## DO THIS
Starting at the first line of the data, please print exactly those lines through the one that holds "const drawOrder = ['NB', 'NM', 'NS', 'ZE', 'PM', 'PS', 'PB'];", omitting every picture.

## INFORMATION SUPPLIED
+---+
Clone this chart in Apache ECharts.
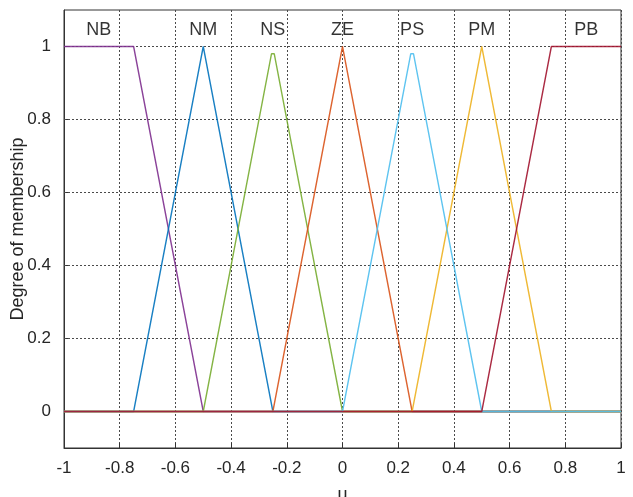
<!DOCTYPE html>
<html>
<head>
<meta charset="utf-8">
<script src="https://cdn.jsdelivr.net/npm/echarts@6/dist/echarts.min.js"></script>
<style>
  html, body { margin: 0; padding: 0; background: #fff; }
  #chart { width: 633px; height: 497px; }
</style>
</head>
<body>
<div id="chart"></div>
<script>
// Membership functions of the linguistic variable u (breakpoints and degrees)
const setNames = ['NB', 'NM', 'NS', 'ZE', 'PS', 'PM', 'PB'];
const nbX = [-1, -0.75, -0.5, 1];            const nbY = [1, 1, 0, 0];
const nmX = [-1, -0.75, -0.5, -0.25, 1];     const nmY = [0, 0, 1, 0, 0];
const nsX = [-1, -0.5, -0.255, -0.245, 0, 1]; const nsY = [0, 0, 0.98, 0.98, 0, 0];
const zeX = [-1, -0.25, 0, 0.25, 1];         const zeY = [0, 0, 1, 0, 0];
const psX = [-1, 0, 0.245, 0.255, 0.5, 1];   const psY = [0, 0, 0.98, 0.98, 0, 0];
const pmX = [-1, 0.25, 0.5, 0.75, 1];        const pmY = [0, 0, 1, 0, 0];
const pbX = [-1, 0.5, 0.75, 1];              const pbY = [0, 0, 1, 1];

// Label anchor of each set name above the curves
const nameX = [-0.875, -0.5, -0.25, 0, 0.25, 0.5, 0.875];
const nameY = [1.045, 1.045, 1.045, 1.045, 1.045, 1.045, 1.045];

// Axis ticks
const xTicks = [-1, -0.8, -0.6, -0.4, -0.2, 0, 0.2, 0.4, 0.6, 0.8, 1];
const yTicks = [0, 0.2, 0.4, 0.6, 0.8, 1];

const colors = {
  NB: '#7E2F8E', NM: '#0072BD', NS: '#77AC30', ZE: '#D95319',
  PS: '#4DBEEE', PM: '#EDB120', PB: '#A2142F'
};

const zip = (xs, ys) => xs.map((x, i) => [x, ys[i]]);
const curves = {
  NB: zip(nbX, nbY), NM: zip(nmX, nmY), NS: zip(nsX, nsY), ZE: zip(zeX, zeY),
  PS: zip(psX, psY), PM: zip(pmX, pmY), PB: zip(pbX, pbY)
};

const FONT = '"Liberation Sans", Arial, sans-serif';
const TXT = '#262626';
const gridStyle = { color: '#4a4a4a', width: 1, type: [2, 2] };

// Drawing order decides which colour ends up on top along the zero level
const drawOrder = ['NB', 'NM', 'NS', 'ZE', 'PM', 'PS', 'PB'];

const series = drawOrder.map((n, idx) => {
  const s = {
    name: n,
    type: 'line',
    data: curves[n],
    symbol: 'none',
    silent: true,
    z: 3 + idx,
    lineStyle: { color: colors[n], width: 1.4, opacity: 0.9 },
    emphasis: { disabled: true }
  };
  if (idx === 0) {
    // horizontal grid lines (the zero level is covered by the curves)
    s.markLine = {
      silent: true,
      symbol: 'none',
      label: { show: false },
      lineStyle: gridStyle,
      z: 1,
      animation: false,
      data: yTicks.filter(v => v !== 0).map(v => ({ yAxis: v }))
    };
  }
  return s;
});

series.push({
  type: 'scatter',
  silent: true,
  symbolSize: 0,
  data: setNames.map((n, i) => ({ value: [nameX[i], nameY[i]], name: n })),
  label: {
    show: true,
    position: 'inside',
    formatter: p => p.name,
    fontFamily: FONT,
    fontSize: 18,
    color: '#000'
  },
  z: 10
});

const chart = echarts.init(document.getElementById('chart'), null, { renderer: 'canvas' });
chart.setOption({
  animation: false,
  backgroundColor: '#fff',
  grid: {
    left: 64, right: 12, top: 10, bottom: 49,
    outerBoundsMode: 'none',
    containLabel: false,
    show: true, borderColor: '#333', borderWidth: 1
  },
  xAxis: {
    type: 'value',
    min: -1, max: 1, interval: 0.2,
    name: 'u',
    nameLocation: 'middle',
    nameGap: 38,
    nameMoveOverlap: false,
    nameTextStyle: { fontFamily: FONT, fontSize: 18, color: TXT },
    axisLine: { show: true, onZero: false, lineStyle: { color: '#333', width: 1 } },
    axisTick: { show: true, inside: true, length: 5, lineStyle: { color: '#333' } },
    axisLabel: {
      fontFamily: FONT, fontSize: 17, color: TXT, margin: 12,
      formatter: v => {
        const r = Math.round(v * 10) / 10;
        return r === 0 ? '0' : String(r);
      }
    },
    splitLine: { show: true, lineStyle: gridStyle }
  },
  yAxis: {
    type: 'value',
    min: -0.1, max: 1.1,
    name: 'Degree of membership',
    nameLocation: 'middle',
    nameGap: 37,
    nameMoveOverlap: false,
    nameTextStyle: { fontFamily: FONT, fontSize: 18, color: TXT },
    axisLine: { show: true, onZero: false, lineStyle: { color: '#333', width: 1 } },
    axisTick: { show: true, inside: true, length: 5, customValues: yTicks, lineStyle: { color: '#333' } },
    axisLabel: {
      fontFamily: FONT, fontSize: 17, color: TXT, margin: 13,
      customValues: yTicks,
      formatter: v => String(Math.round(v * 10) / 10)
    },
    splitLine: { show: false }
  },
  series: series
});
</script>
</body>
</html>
+---+
## REPLY
Clone this chart in Apache ECharts.
<!DOCTYPE html>
<html>
<head>
<meta charset="utf-8">
<script src="https://cdn.jsdelivr.net/npm/echarts@6/dist/echarts.min.js"></script>
<style>
  html, body { margin: 0; padding: 0; background: #fff; }
  #chart { width: 633px; height: 497px; }
</style>
</head>
<body>
<div id="chart"></div>
<script>
// Membership functions of the linguistic variable u (breakpoints and degrees)
const setNames = ['NB', 'NM', 'NS', 'ZE', 'PS', 'PM', 'PB'];
const nbX = [-1, -0.75, -0.5, 1];            const nbY = [1, 1, 0, 0];
const nmX = [-1, -0.75, -0.5, -0.25, 1];     const nmY = [0, 0, 1, 0, 0];
const nsX = [-1, -0.5, -0.255, -0.245, 0, 1]; const nsY = [0, 0, 0.98, 0.98, 0, 0];
const zeX = [-1, -0.25, 0, 0.25, 1];         const zeY = [0, 0, 1, 0, 0];
const psX = [-1, 0, 0.245, 0.255, 0.5, 1];   const psY = [0, 0, 0.98, 0.98, 0, 0];
const pmX = [-1, 0.25, 0.5, 0.75, 1];        const pmY = [0, 0, 1, 0, 0];
const pbX = [-1, 0.5, 0.75, 1];              const pbY = [0, 0, 1, 1];

// Label anchor of each set name above the curves
const nameX = [-0.875, -0.5, -0.25, 0, 0.25, 0.5, 0.875];
const nameY = [1.045, 1.045, 1.045, 1.045, 1.045, 1.045, 1.045];

// Axis ticks
const xTicks = [-1, -0.8, -0.6, -0.4, -0.2, 0, 0.2, 0.4, 0.6, 0.8, 1];
const yTicks = [0, 0.2, 0.4, 0.6, 0.8, 1];

const colors = {
  NB: '#7E2F8E', NM: '#0072BD', NS: '#77AC30', ZE: '#D95319',
  PS: '#4DBEEE', PM: '#EDB120', PB: '#A2142F'
};

const zip = (xs, ys) => xs.map((x, i) => [x, ys[i]]);
const curves = {
  NB: zip(nbX, nbY), NM: zip(nmX, nmY), NS: zip(nsX, nsY), ZE: zip(zeX, zeY),
  PS: zip(psX, psY), PM: zip(pmX, pmY), PB: zip(pbX, pbY)
};

const FONT = '"Liberation Sans", Arial, sans-serif';
const TXT = '#262626';
const gridStyle = { color: '#4a4a4a', width: 1, type: [2, 2] };

// Drawing order decides which colour ends up on top along the zero level
const drawOrder = ['NB', 'NM', 'NS', 'ZE', 'PM', 'PS', 'PB'];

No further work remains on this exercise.